A number of simulation-based spine surgery training modules have been developed to teach trainees approaches for spinal decompression, instrumentation, and even complication management.22,23 In this supplement, Harrop et al24 report early results of a posterior cervical decompression model that was created using 3-dimensional printing and included synthetic dura and neural elements. Pressure sensors were included to estimate potential injury during the simulated procedure. Piloted at the 2012 Congress of Neurological Surgeons Annual Meeting, the posterior cervical decompression module increased participants’ understanding and performance of posterior cervical decompression. A more simplified physical model was used at the same meeting to teach the technique for anterior cervical diskectomy and fusion,25 and although the performance assessment was not used in all cases, posttest scores indicated that the model helped residents learn key elements of the operative approach.
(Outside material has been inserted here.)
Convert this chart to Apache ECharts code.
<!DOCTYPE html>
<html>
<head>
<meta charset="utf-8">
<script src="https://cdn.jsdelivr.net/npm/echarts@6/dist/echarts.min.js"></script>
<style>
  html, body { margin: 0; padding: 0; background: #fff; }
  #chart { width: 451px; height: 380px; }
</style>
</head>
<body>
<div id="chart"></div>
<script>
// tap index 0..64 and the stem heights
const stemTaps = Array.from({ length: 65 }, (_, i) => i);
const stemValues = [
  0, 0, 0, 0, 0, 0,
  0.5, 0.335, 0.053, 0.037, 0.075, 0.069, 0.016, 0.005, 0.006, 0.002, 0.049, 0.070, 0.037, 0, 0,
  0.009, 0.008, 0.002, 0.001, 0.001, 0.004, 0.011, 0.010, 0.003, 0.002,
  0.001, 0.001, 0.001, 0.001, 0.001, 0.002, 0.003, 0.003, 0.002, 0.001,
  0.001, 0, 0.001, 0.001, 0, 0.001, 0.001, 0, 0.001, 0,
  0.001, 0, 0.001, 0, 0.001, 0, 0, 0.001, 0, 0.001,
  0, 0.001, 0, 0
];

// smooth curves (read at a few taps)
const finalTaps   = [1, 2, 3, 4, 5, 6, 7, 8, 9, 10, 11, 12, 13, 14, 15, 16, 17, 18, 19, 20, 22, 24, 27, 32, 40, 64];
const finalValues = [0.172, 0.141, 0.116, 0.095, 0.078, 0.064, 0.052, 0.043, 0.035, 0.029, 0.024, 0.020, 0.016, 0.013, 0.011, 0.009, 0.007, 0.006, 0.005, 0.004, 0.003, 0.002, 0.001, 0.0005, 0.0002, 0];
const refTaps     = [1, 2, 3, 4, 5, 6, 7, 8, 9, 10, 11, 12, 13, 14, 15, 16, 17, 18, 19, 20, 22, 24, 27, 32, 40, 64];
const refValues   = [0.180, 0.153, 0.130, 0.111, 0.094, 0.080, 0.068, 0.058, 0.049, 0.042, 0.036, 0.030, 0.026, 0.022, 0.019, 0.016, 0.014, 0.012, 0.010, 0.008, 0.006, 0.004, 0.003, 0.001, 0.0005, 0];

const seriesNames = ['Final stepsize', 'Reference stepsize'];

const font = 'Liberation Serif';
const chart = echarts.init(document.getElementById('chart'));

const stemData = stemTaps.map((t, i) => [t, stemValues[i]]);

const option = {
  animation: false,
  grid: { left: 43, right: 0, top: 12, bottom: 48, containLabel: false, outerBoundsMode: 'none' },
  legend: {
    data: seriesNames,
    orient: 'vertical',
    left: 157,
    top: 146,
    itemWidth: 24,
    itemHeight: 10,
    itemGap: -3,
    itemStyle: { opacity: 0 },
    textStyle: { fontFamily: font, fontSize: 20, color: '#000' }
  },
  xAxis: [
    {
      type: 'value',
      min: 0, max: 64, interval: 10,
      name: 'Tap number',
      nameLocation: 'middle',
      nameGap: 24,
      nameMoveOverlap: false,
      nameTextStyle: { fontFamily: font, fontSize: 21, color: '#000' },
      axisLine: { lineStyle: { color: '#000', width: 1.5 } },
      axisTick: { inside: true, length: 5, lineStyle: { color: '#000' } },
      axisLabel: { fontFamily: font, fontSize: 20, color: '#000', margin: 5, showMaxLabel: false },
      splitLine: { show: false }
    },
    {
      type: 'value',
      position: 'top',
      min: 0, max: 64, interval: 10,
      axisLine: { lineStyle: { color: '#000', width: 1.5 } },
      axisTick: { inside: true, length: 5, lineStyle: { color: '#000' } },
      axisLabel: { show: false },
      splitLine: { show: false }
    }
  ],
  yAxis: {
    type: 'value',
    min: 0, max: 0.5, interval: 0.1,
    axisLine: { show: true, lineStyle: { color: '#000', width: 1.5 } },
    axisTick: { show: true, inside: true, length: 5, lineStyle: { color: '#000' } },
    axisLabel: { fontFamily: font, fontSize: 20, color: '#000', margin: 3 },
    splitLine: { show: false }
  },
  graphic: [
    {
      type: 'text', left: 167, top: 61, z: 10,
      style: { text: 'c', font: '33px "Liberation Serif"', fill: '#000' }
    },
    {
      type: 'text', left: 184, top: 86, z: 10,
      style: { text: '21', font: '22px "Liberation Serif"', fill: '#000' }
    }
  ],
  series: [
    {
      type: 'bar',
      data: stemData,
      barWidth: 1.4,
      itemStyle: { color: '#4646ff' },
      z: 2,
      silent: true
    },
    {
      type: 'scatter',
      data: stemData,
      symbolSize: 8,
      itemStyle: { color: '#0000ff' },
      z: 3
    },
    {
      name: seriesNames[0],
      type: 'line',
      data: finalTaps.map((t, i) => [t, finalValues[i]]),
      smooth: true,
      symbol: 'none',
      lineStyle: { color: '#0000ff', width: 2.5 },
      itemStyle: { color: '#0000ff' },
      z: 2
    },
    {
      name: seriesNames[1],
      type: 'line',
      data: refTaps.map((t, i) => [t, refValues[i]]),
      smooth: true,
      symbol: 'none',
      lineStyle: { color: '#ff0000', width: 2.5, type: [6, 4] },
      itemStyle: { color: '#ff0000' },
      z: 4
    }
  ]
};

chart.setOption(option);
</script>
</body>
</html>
Minimally invasive spine surgery, pedicle screw placement in particular, is another skill set ideally suited for simulation with computer models, virtual reality, and advanced haptics.26 When evaluated in a pilot study, trainees performed better on both didactic testing and technical evaluation after a simulation-based education program.27
Introducing simulation modules into the traditional neurosurgical curriculum will require substantial effort and significant capital expenditure. On the basis of their own experience, Gasco et al28 estimate an initial investment of approximately $340 000 and annual operating expenses of $28 000 (1 resident per year). They note a positive impact of resident perceptions on the training experience, but additional studies are required to evaluate whether resident perception translated into improved outcomes, patient safety, or other objective metrics.28 Overall, the authors feel that incorporating simulation scenarios into their curriculum was feasible and useful in resident education.
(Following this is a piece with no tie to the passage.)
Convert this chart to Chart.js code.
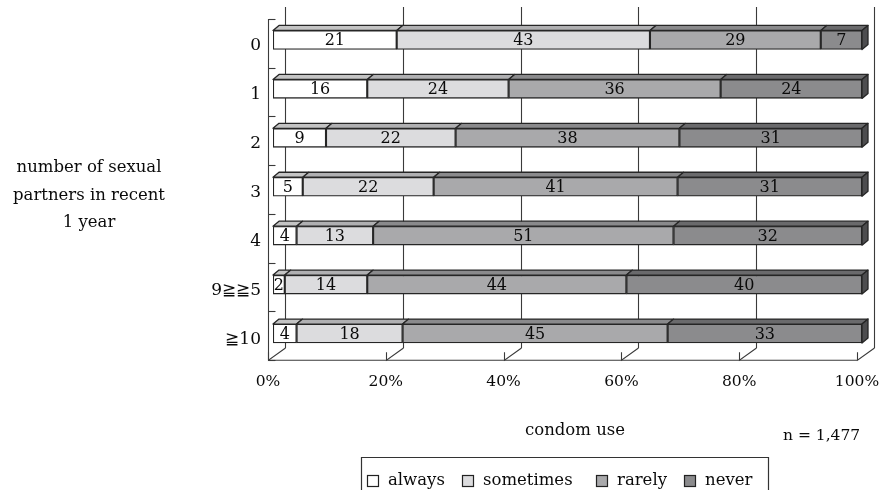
<!DOCTYPE html>
<html>
<head>
<meta charset="utf-8">
<script src="https://cdn.jsdelivr.net/npm/chart.js@4/dist/chart.umd.min.js"></script>
<style>
  html, body { margin: 0; padding: 0; background: #fff; }
  #wrap { width: 880px; height: 490px; position: relative; }
</style>
</head>
<body>
<div id="wrap"><canvas id="c" width="880" height="490"></canvas></div>
<script>
// Condom use by number of sexual partners in the recent year (percent of respondents)
const categories = ['0', '1', '2', '3', '4', '9≧≧5', '≧10'];
const seriesNames = ['always', 'sometimes', 'rarely', 'never'];
const always    = [21, 16,  9,  5,  4,  2,  4];
const sometimes = [43, 24, 22, 22, 13, 14, 18];
const rarely    = [29, 36, 38, 41, 51, 44, 45];
const never     = [ 7, 24, 31, 31, 32, 40, 33];
const xTicks = [0, 20, 40, 60, 80, 100];
const yTitleLines = ['number of sexual', 'partners in recent', '1 year'];
const xTitle = 'condom use';
const sampleNote = 'n = 1,477';

const FONT = '"DejaVu Serif", "Liberation Serif", serif';
const NUM_SIZE = 15.5;
const VALUE_SIZE = 16;
const CAT_SIZE = 17;
const TEXT_SIZE = 16.5;
const INK = '#0a0a0a';
const frontColors = ['#ffffff', '#dcdcde', '#a9a9ab', '#8b8b8d'];
const topColors   = ['#c4c4c4', '#b0b0b2', '#8a8a8c', '#6a6a6c'];
const sideColor = '#4d4d4f';
const edgeColor = '#262626';
const lineColor = '#3a3a3a';

// 100% stacked: each row is shown as shares of its own total
const raw = [always, sometimes, rarely, never];
const rowTotals = categories.map((_, i) => raw.reduce((s, arr) => s + arr[i], 0));
const shares = raw.map(arr => arr.map((v, i) => v / rowTotals[i] * 100));

// depth of the bar blocks and of the wall box
const BAR_DX = 6, BAR_DY = 5;
const FRONT_DX = -5, BACK_DX = 12;

const box3d = {
  id: 'box3d',
  beforeDatasetsDraw(chart) {
    const { ctx, chartArea: a, scales: { x, y } } = chart;
    const fTop = a.top + 3.5, fBot = a.bottom + 2.2;
    const bTop = a.top - 8.5, bBot = a.bottom - 10;
    ctx.save();
    ctx.strokeStyle = lineColor;
    ctx.lineWidth = 1.1;
    // back wall gridlines
    xTicks.forEach(v => {
      const bx = Math.round(x.getPixelForValue(v) + BACK_DX) + 0.5;
      ctx.beginPath();
      ctx.moveTo(bx, bTop);
      ctx.lineTo(bx, bBot);
      ctx.stroke();
    });
    // floor: front edge, tick marks and receding lines
    const f0 = x.getPixelForValue(0) + FRONT_DX;
    const f1 = x.getPixelForValue(100) + FRONT_DX;
    ctx.beginPath();
    ctx.moveTo(f0, fBot);
    ctx.lineTo(f1, fBot);
    ctx.stroke();
    xTicks.forEach(v => {
      const fx = Math.round(x.getPixelForValue(v) + FRONT_DX) + 0.5;
      const bx = Math.round(x.getPixelForValue(v) + BACK_DX) + 0.5;
      ctx.beginPath();
      ctx.moveTo(fx, fBot - 8);
      ctx.lineTo(fx, fBot);
      ctx.lineTo(bx, bBot);
      ctx.stroke();
    });
    // category axis on the left with its tick marks
    const ax = Math.round(f0) + 0.5;
    ctx.beginPath();
    ctx.moveTo(ax, fTop);
    ctx.lineTo(ax, fBot);
    ctx.stroke();
    const n = categories.length;
    for (let k = 0; k <= n; k++) {
      const b = y.getPixelForValue(k - 0.5);
      const ty = Math.round(fTop + (b - a.top) * (fBot - fTop) / (a.bottom - a.top)) + 0.5;
      ctx.beginPath();
      ctx.moveTo(ax, ty);
      ctx.lineTo(ax + 7, ty);
      ctx.stroke();
    }
    ctx.restore();
  },
  afterDatasetsDraw(chart) {
    const { ctx } = chart;
    ctx.save();
    ctx.lineJoin = 'round';
    ctx.lineWidth = 1.3;
    ctx.strokeStyle = edgeColor;
    const metas = chart.data.datasets.map((_, i) => chart.getDatasetMeta(i));
    categories.forEach((_, ci) => {
      let last = null;
      metas.forEach((meta, di) => {
        const el = meta.data[ci];
        const p = el.getProps(['x', 'y', 'base', 'height'], true);
        const x1 = Math.min(p.base, p.x), x2 = Math.max(p.base, p.x);
        if (x2 - x1 < 0.5) return;
        const top = p.y - p.height / 2;
        ctx.fillStyle = topColors[di];
        ctx.beginPath();
        ctx.moveTo(x1, top);
        ctx.lineTo(x1 + BAR_DX, top - BAR_DY);
        ctx.lineTo(x2 + BAR_DX, top - BAR_DY);
        ctx.lineTo(x2, top);
        ctx.closePath();
        ctx.fill();
        ctx.stroke();
        last = p;
      });
      if (last) {
        const x2 = Math.max(last.base, last.x);
        const top = last.y - last.height / 2, bot = last.y + last.height / 2;
        ctx.fillStyle = sideColor;
        ctx.beginPath();
        ctx.moveTo(x2, top);
        ctx.lineTo(x2 + BAR_DX, top - BAR_DY);
        ctx.lineTo(x2 + BAR_DX, bot - BAR_DY);
        ctx.lineTo(x2, bot);
        ctx.closePath();
        ctx.fill();
        ctx.stroke();
      }
    });
    // value labels on the front faces
    ctx.fillStyle = INK;
    ctx.font = VALUE_SIZE + 'px ' + FONT;
    ctx.textAlign = 'center';
    ctx.textBaseline = 'middle';
    metas.forEach((meta, di) => {
      meta.data.forEach((el, ci) => {
        const p = el.getProps(['x', 'y', 'base'], true);
        ctx.fillText(String(raw[di][ci]), (p.x + p.base) / 2, p.y + 1);
      });
    });
    ctx.restore();
  },
  afterDraw(chart) {
    const { ctx } = chart;
    ctx.save();
    ctx.fillStyle = INK;
    ctx.font = TEXT_SIZE + 'px ' + FONT;
    ctx.textBaseline = 'alphabetic';
    // category axis title
    ctx.textAlign = 'center';
    yTitleLines.forEach((t, i) => ctx.fillText(t, 89, 172 + i * 27.5));
    // value axis title and sample size
    ctx.fillText(xTitle, 575, 435);
    ctx.textAlign = 'left';
    ctx.font = NUM_SIZE + 'px ' + FONT;
    ctx.fillText(sampleNote, 783, 440);
    // legend box
    ctx.font = TEXT_SIZE + 'px ' + FONT;
    ctx.strokeStyle = '#333';
    ctx.lineWidth = 1.2;
    ctx.beginPath();
    ctx.moveTo(361.5, 495);
    ctx.lineTo(361.5, 457.5);
    ctx.lineTo(768.5, 457.5);
    ctx.lineTo(768.5, 495);
    ctx.stroke();
    const boxX = [367, 462, 596, 684];
    chart.data.datasets.forEach((ds, i) => {
      ctx.fillStyle = ds.backgroundColor;
      ctx.fillRect(boxX[i] + 0.5, 475.5, 11, 11);
      ctx.strokeStyle = '#222';
      ctx.strokeRect(boxX[i] + 0.5, 475.5, 11, 11);
      ctx.fillStyle = INK;
      ctx.fillText(ds.label, boxX[i] + 21, 485);
    });
    ctx.restore();
  }
};

new Chart(document.getElementById('c'), {
  type: 'bar',
  data: {
    labels: categories,
    datasets: seriesNames.map((name, i) => ({
      label: name,
      data: shares[i],
      backgroundColor: frontColors[i],
      borderColor: edgeColor,
      borderWidth: 1.4,
      borderSkipped: false,
      barThickness: 19
    }))
  },
  options: {
    indexAxis: 'y',
    responsive: false,
    animation: false,
    layout: { padding: { top: 15.5, right: 18, left: 0, bottom: 0 } },
    plugins: {
      legend: { display: false },
      tooltip: { enabled: false }
    },
    scales: {
      x: {
        type: 'linear',
        stacked: true,
        min: 0,
        max: 100,
        grid: { display: false, drawTicks: false },
        border: { display: false },
        afterFit: s => { s.height = 132; s.paddingLeft = 0; s.paddingRight = 0; },
        afterBuildTicks: s => { s.ticks = xTicks.map(v => ({ value: v })); },
        ticks: {
          callback: v => v + '%',
          labelOffset: FRONT_DX,
          padding: 15,
          color: INK,
          font: { family: FONT, size: NUM_SIZE },
          maxRotation: 0
        }
      },
      y: {
        type: 'category',
        stacked: true,
        grid: { display: false, drawTicks: false },
        border: { display: false },
        afterFit: s => { s.width = 273; s.paddingTop = 0; s.paddingBottom = 0; },
        ticks: {
          labelOffset: 6,
          padding: 12,
          color: INK,
          font: { family: FONT, size: CAT_SIZE }
        }
      }
    }
  },
  plugins: [box3d]
});
</script>
</body>
</html>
With increasingly lifelike simulators and dynamic operative and clinical crisis training, simulation promises to be a transformative tool for neurosurgical training. As these methodologies are used more and more in courses and in basic neurosurgical curricula, simulation will enable trainees to rehearse operative procedures or clinical scenarios many times, reinforcing key principles or steps.9,11 Furthermore, as trainee evaluations are standardized through the Milestones project (Accreditation Council of Graduate Medical Education) and additional performance evaluations are required for selected index cases (as part of the Society for Neurological Surgeons’ Matrix), simulation may provide both a method for residents to practice and learn and a means for resident assessment.4,29
Although simulation may be most immediately relevant to early learners, it may also represent a valuable tool to be used throughout more senior levels of training and even woven into curricula for lifelong learning. Simulation in these groups may focus not just on operative skills, novel procedures, and clinical scenarios but also on approaches to enhance patient safety and healthcare quality.
The authors have no personal financial or institutional interest in any of the drugs, materials, or devices described in this article.